Background and purpose: PA-824 is a 2-nitroimidazooxazine prodrug currently in Phase II clinical trial for tuberculosis therapy. It is bioactivated by a deazaflavin (F(420) )-dependent nitroreductase (Ddn) isolated from Mycobacterium tuberculosis to form a des-nitro metabolite. This releases toxic reactive nitrogen species which may be responsible for its anti-mycobacterial activity. There are no published reports of mammalian enzymes bioactivating this prodrug. We have investigated the metabolism of PA-824 following incubation with a subcellular fraction of human liver, in comparison with purified Ddn, M. tuberculosis and Mycobacterium smegmatis.

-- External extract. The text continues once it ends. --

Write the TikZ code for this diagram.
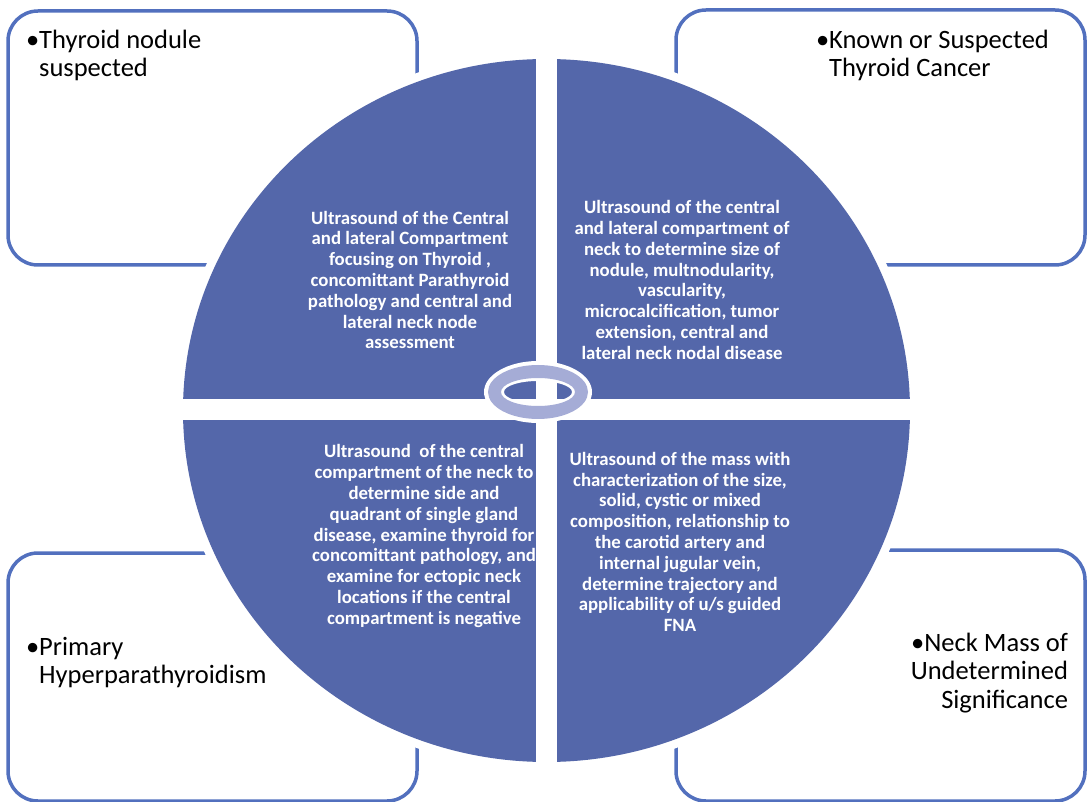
\documentclass[tikz,border=0pt]{standalone}
\usepackage{fontspec}
\setmainfont{Carlito}
\usepackage{tikz}
\usetikzlibrary{positioning}
\definecolor{discblue}{RGB}{84,103,170}
\definecolor{boxblue}{RGB}{82,112,190}
\definecolor{ringlav}{RGB}{165,172,214}

\begin{document}
\begin{tikzpicture}[x=1pt, y=-1pt, outer sep=0pt,
  casebox/.style={rectangle, draw=boxblue, line width=3.5pt, rounded corners=30pt, minimum width=409pt},
  caselabel/.style={font=\fontsize{26.5}{28.5}\selectfont, inner sep=0pt},
  quadtext/.style={text=white, font=\bfseries\fontsize{18.8}{20.8}\selectfont, align=center, inner sep=0pt}]

  \useasboundingbox (0,0) rectangle (1088,802);

  % case boxes in the corners
  \node[casebox, minimum height=254pt] (boxtl) at (212.5,138) {};
  \node[casebox, minimum height=255pt] (boxtr) at (880.5,137.5) {};
  \node[casebox, minimum height=248pt] (boxbl) at (212.5,677) {};
  \node[casebox, minimum height=251pt] (boxbr) at (880.5,675.5) {};

  \node[caselabel, align=left, below right=19pt and 18pt of boxtl.north west] (nodule)
    {•Thyroid nodule\\\hphantom{•}suspected};
  \node[caselabel, align=left, below right=20pt and 140pt of boxtr.north west] (cancer)
    {•Known or Suspected\\\hphantom{•}Thyroid Cancer};
  \node[caselabel, align=left, below right=84pt and 18pt of boxbl.north west] (hyperpara)
    {•Primary\\\hphantom{•}Hyperparathyroidism};
  \node[caselabel, align=right, below left=83pt and 17pt of boxbr.north east] (neckmass)
    {•Neck Mass of\\Undetermined\\Significance};

  % the disc, cut in four
  \fill[white] (546.5,410.5) ellipse [x radius=372, y radius=360];
  \fill[discblue] (546.5,410.5) ellipse [x radius=363.5, y radius=351.5];
  \fill[white] (536,40) rectangle (557,780);
  \fill[white] (170,399) rectangle (925,420);

  % ring in the middle
  \fill[white, even odd rule] (538,392) ellipse [x radius=54, y radius=31]
    (538,392) ellipse [x radius=34, y radius=11];
  \fill[ringlav, even odd rule] (538,392) ellipse [x radius=50, y radius=27]
    (538,392) ellipse [x radius=37, y radius=14];

  \node[quadtext] (usthyroid) at (410,280)
    {Ultrasound of the Central\\and lateral Compartment\\focusing on Thyroid ,\\concomittant Parathyroid\\pathology and central and\\lateral neck node\\assessment};
  \node[quadtext] (uscancer) at (682,280)
    {Ultrasound of the central\\and lateral compartment of\\neck to determine size of\\nodule, multnodularity,\\vascularity,\\microcalcification, tumor\\extension, central and\\lateral neck nodal disease};
  \node[quadtext] (uspara) at (424,536)
    {Ultrasound\ \ of the central\\compartment of the neck to\\determine side and\\quadrant of single gland\\disease, examine thyroid for\\concomittant pathology, and\\examine for ectopic neck\\locations if the central\\compartment is negative};
  \node[quadtext] (usmass) at (680,542)
    {Ultrasound of the mass with\\characterization of the size,\\solid, cystic or mixed\\composition, relationship to\\the carotid artery and\\internal jugular vein,\\determine trajectory and\\applicability of u/s guided\\FNA};

\end{tikzpicture}
\end{document}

Experimental approach: PA-824 (250 µM) was incubated with the 9000 × g supernatant (S9) of human liver homogenates, purified Ddn, M. tuberculosis and M. smegmatis for metabolite identification by liquid chromatography mass spectrometry analysis.
Key results: PA-824 was metabolized to seven products by Ddn and M. tuberculosis, with the major metabolite being the des-nitro product. Six of these products, but not the des-nitro metabolite, were also detected in M. smegmatis. In contrast, only four of these metabolites were observed in human liver S9; M3, a reduction product previously proposed as an intermediate in the Ddn-catalyzed des-nitrification and radiolytic reduction of PA-824; two unidentified metabolites, M1 and M4, which were products of M3; and a haem-catalyzed product of imidazole ring hydration (M2).
Conclusions and implications: PA-824 was metabolized by des-nitrification in Ddn and M. tuberculosis, but this does not occur in human liver S9 and M. smegmatis. Thus, PA-824 was selectively bioactivated in M. tuberculosis and there was no evidence for 'cross-activation' by human enzymes.
© 2010 The Authors. British Journal of Pharmacology © 2010 The British Pharmacological Society.